Pictures stay out of this copy, which runs from the first line of the material through the line containing "-0.007, -0.100, -0.094]".

# Available records:

---

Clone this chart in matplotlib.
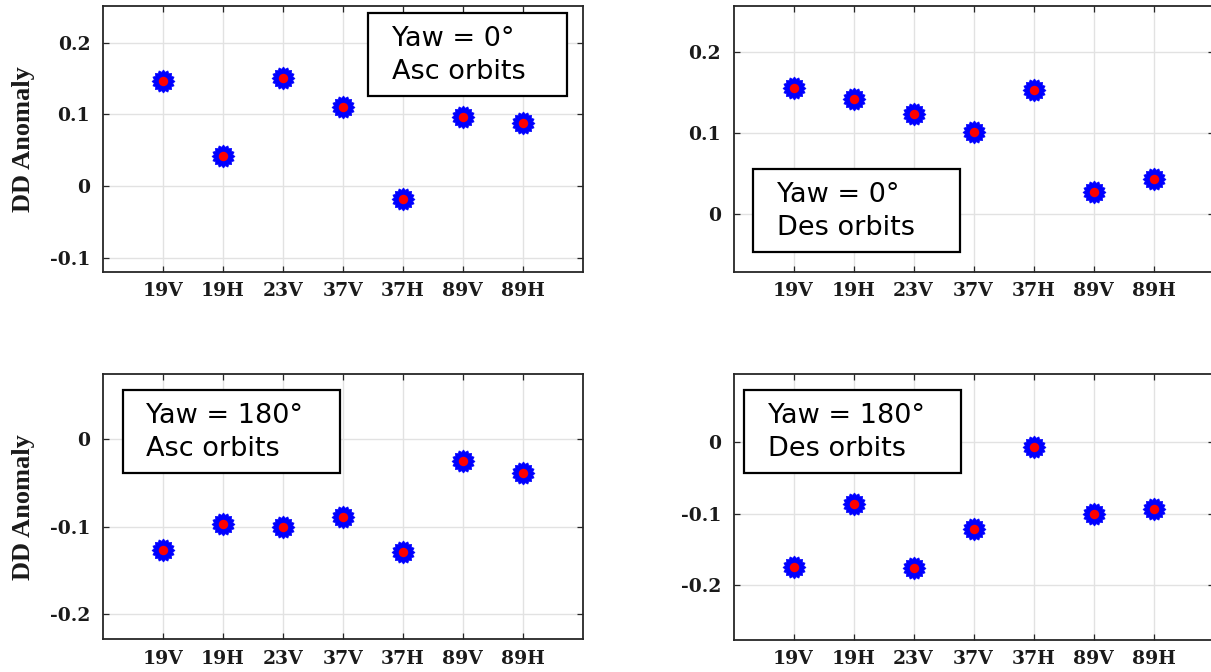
import numpy as np
import matplotlib
matplotlib.use("Agg")
import matplotlib.pyplot as plt
from matplotlib.path import Path
from matplotlib.patches import Rectangle

# Channels and DD anomaly values per yaw / orbit direction
channels = ["19V", "19H", "23V", "37V", "37H", "89V", "89H"]
asc_yaw0 = [0.146, 0.042, 0.151, 0.110, -0.018, 0.096, 0.088]
des_yaw0 = [0.156, 0.142, 0.124, 0.101, 0.153, 0.028, 0.043]
asc_yaw180 = [-0.127, -0.097, -0.100, -0.089, -0.129, -0.025, -0.038]
des_yaw180 = [-0.175, -0.086, -0.176, -0.122, -0.007, -0.100, -0.094]

W, H = 1211, 672
DPI = 100
fig = plt.figure(figsize=(W / DPI, H / DPI), dpi=DPI)

TICKFONT = ["DejaVu Serif"]
LABELFONT = ["Liberation Serif", "DejaVu Serif"]
BOXFONT = ["DejaVu Sans"]
AXC = "#262626"


def px_rect(x0, y0, x1, y1):
    """Pixel box (top-left origin) -> figure fraction [l, b, w, h]."""
    return [x0 / W, 1 - y1 / H, (x1 - x0) / W, (y1 - y0) / H]


# Serrated disc used as the blue marker
n_teeth = 16
ang = np.linspace(0, 2 * np.pi, 2 * n_teeth, endpoint=False)
rad = np.where(np.arange(2 * n_teeth) % 2 == 0, 1.0, 0.82)
verts = np.column_stack([rad * np.cos(ang), rad * np.sin(ang)])
verts = np.vstack([verts, verts[:1]])
codes = [Path.MOVETO] + [Path.LINETO] * (2 * n_teeth - 1) + [Path.CLOSEPOLY]
burst = Path(verts, codes)

panels = [
    dict(vals=asc_yaw0, rect=(102.7, 6, 582.7, 271.7), ylim=(-0.119, 0.251),
         yticks=[-0.1, 0, 0.1, 0.2], ylabel=True,
         box=(368, 13, 567, 96), tx=392, base=(46, 79),
         lines=("Yaw = 0°", "Asc orbits")),
    dict(vals=des_yaw0, rect=(733.5, 6, 1213.5, 271.7), ylim=(-0.071, 0.257),
         yticks=[0, 0.1, 0.2], ylabel=False,
         box=(753, 169, 960, 252), tx=777, base=(202, 235),
         lines=("Yaw = 0°", "Des orbits")),
    dict(vals=asc_yaw180, rect=(102.7, 374, 582.7, 639.3), ylim=(-0.229, 0.075),
         yticks=[-0.2, -0.1, 0], ylabel=True,
         box=(122.5, 390, 340, 473), tx=146.5, base=(423, 456),
         lines=("Yaw = 180°", "Asc orbits")),
    dict(vals=des_yaw180, rect=(733.5, 374.3, 1213.5, 640), ylim=(-0.277, 0.095),
         yticks=[-0.2, -0.1, 0], ylabel=False,
         box=(744, 390, 960.5, 473), tx=768.5, base=(423, 456),
         lines=("Yaw = 180°", "Des orbits")),
]

x = np.arange(1, len(channels) + 1)

for p in panels:
    ax = fig.add_axes(px_rect(*p["rect"]))
    ax.set_axisbelow(True)
    ax.plot(x, p["vals"], ls="none", marker=burst, ms=16.5,
            color="#0000ff", mec="#0000ff", mew=0.5, zorder=3)
    ax.plot(x, p["vals"], ls="none", marker="o", ms=6.8,
            color="#ff0000", mec="none", zorder=4)

    ax.set_xlim(0, len(channels) + 1)
    ax.set_ylim(*p["ylim"])
    ax.set_xticks(x)
    ax.set_xticklabels(channels)
    ax.set_yticks(p["yticks"])
    ax.set_yticklabels([f"{v:g}" for v in p["yticks"]])
    for lab in ax.get_xticklabels() + ax.get_yticklabels():
        lab.set_family(TICKFONT)
        lab.set_fontweight("bold")
        lab.set_fontsize(13.5)
        lab.set_color("#1a1a1a")

    ax.grid(True, color="#e2e2e2", lw=1.0)
    ax.tick_params(axis="both", direction="in", length=4, width=0.9,
                   color=AXC, top=True, right=True)
    ax.tick_params(axis="x", pad=7.5)
    ax.tick_params(axis="y", pad=9)
    for s in ax.spines.values():
        s.set_color(AXC)
        s.set_linewidth(1.3)

    if p["ylabel"]:
        ax.set_ylabel("DD Anomaly", family=LABELFONT, fontweight="bold",
                      fontsize=19, color="#1a1a1a", va="center")
        ax.yaxis.set_label_coords(-0.166, 0.5)

    bx0, by0, bx1, by1 = p["box"]
    l, b, w, h = px_rect(bx0, by0, bx1, by1)
    fig.add_artist(Rectangle((l, b), w, h, transform=fig.transFigure,
                             facecolor="white", edgecolor="black",
                             lw=1.6, zorder=5))
    for line, yb in zip(p["lines"], p["base"]):
        fig.text(p["tx"] / W, 1 - yb / H, line, family=BOXFONT, fontsize=19.5,
                 ha="left", va="baseline", color="black", zorder=6)

fig.savefig("out.png", dpi=DPI, facecolor="white")
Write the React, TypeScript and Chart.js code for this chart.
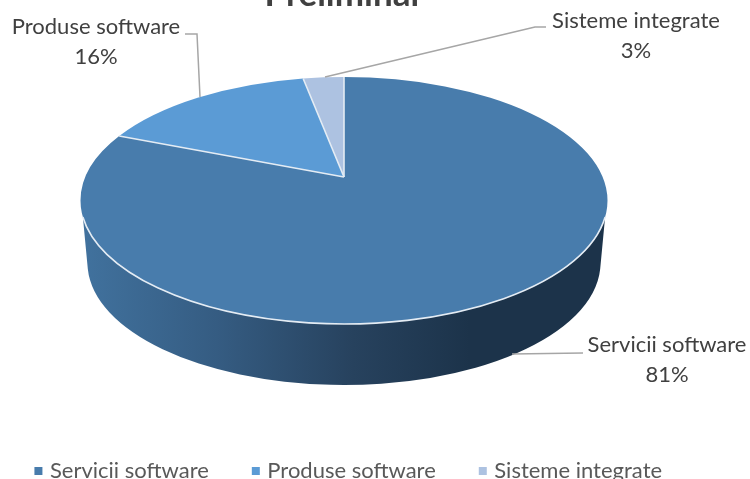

---

# Full response:
Clone this chart in matplotlib.
import numpy as np
import matplotlib
matplotlib.use("Agg")
import matplotlib.pyplot as plt
from matplotlib.path import Path
from matplotlib.patches import Rectangle

# Channels and DD anomaly values per yaw / orbit direction
channels = ["19V", "19H", "23V", "37V", "37H", "89V", "89H"]
asc_yaw0 = [0.146, 0.042, 0.151, 0.110, -0.018, 0.096, 0.088]
des_yaw0 = [0.156, 0.142, 0.124, 0.101, 0.153, 0.028, 0.043]
asc_yaw180 = [-0.127, -0.097, -0.100, -0.089, -0.129, -0.025, -0.038]
des_yaw180 = [-0.175, -0.086, -0.176, -0.122, -0.007, -0.100, -0.094]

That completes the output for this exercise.